As technology development and demand for mobile devices are increasing and the spread of electric vehicles is expanding, demand for secondary batteries as energy sources is rapidly increasing. Among them, demand for lithium secondary batteries having high capacity and energy density is especially high.
Generally, a lithium secondary battery is fabricated by manufacturing an electrode assembly composed of a negative electrode, a positive electrode, and a separator, inserting the electrode assembly into a battery case, and injecting an electrolyte into the electrode assembly. The lithium secondary battery thus produced is required to be activated by a predetermined charge and discharge to function as a battery. Such a process is referred to as a formation process or an activation process. The secondary battery is also shipped after an aging process and a defective product sorting process. The aging process is an aging process in which the electrolyte is allowed to enter the empty space of the electrode to allow time for forming a stable electrolyte channel.
The secondary battery is manufactured so that a positive electrode and a negative electrode are prevented from being contacted by a porous insulating film (separator) to prevent a short circuit. However, insulation may not be properly maintained due to various reasons during the manufacturing process of the battery. As a result, an internal short circuit of the battery can occur. Lithium-ion batteries can be ignited or exploded when a positive electrode and a negative electrode are short-circuited. Even when they are slightly short-circuited, ions move and current flows. This condition is often referred to as a soft short or a micro short.

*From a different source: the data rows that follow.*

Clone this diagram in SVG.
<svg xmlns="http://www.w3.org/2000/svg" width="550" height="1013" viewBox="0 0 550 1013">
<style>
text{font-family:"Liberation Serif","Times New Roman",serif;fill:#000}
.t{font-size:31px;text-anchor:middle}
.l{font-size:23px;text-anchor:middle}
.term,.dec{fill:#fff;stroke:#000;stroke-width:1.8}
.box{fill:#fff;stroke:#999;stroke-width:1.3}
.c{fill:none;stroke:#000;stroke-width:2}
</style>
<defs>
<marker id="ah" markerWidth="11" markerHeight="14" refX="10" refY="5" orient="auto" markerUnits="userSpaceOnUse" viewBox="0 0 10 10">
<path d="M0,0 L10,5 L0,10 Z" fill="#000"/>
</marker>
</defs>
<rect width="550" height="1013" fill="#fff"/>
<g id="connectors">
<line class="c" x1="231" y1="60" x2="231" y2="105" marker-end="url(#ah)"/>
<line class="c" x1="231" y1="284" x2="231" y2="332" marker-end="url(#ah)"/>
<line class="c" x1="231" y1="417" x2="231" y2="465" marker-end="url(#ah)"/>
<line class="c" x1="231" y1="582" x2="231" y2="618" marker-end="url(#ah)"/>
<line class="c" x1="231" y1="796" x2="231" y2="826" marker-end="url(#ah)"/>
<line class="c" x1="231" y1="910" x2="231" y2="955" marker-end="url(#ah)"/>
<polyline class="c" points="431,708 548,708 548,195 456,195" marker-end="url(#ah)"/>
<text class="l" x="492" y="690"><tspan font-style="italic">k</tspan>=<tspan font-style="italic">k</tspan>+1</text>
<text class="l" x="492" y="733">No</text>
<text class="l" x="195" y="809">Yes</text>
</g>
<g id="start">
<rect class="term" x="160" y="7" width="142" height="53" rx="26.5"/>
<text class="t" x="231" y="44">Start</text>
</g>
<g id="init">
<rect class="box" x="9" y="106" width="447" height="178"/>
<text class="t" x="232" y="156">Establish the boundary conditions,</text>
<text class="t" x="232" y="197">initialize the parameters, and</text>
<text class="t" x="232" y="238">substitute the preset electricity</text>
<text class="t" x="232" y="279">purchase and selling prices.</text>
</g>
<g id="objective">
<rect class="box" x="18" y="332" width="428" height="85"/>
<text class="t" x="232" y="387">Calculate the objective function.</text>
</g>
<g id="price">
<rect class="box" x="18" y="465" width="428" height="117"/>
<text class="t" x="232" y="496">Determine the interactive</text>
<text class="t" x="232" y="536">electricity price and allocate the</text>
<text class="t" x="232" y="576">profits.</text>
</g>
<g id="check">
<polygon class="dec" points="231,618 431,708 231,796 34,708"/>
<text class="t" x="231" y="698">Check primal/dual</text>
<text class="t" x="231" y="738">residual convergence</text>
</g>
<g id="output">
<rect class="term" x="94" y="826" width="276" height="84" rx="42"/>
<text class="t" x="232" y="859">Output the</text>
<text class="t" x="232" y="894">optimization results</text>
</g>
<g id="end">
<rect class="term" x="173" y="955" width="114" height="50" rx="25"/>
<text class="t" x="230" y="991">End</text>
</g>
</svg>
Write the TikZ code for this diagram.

Soft-shorts generate precipitates, thereby causing low-voltage defects. Soft-short cells tend to take a relatively long time to be expressed as compared to hard-short cells, and their expression time vary considerably depending on the short-circuit state or degree.
In the conventional defect selection process, the difference in the voltage drop between good products and defective products has been utilized. And through the value of the voltage drop measured at this time, the change by the low voltage expression steps and the effects according thereto would have been presented. However, this method cannot quantitatively analyze the actual low-voltage expression level, so it is impossible to quantitatively classify the degree of failure of defective cells for efficient process improvement, and the level of low-voltage expression of defective cells cannot be represented as a single measure.
Therefore, it would be easy to identify defective battery cells according to the degree of the voltage drop if the low voltage level is quantitatively indicated and used as the leakage current, which is a factor related to the precipitate that directly induces the low voltage defect, and quantitative feedback for improvement of the battery cell manufacturing process would be possible.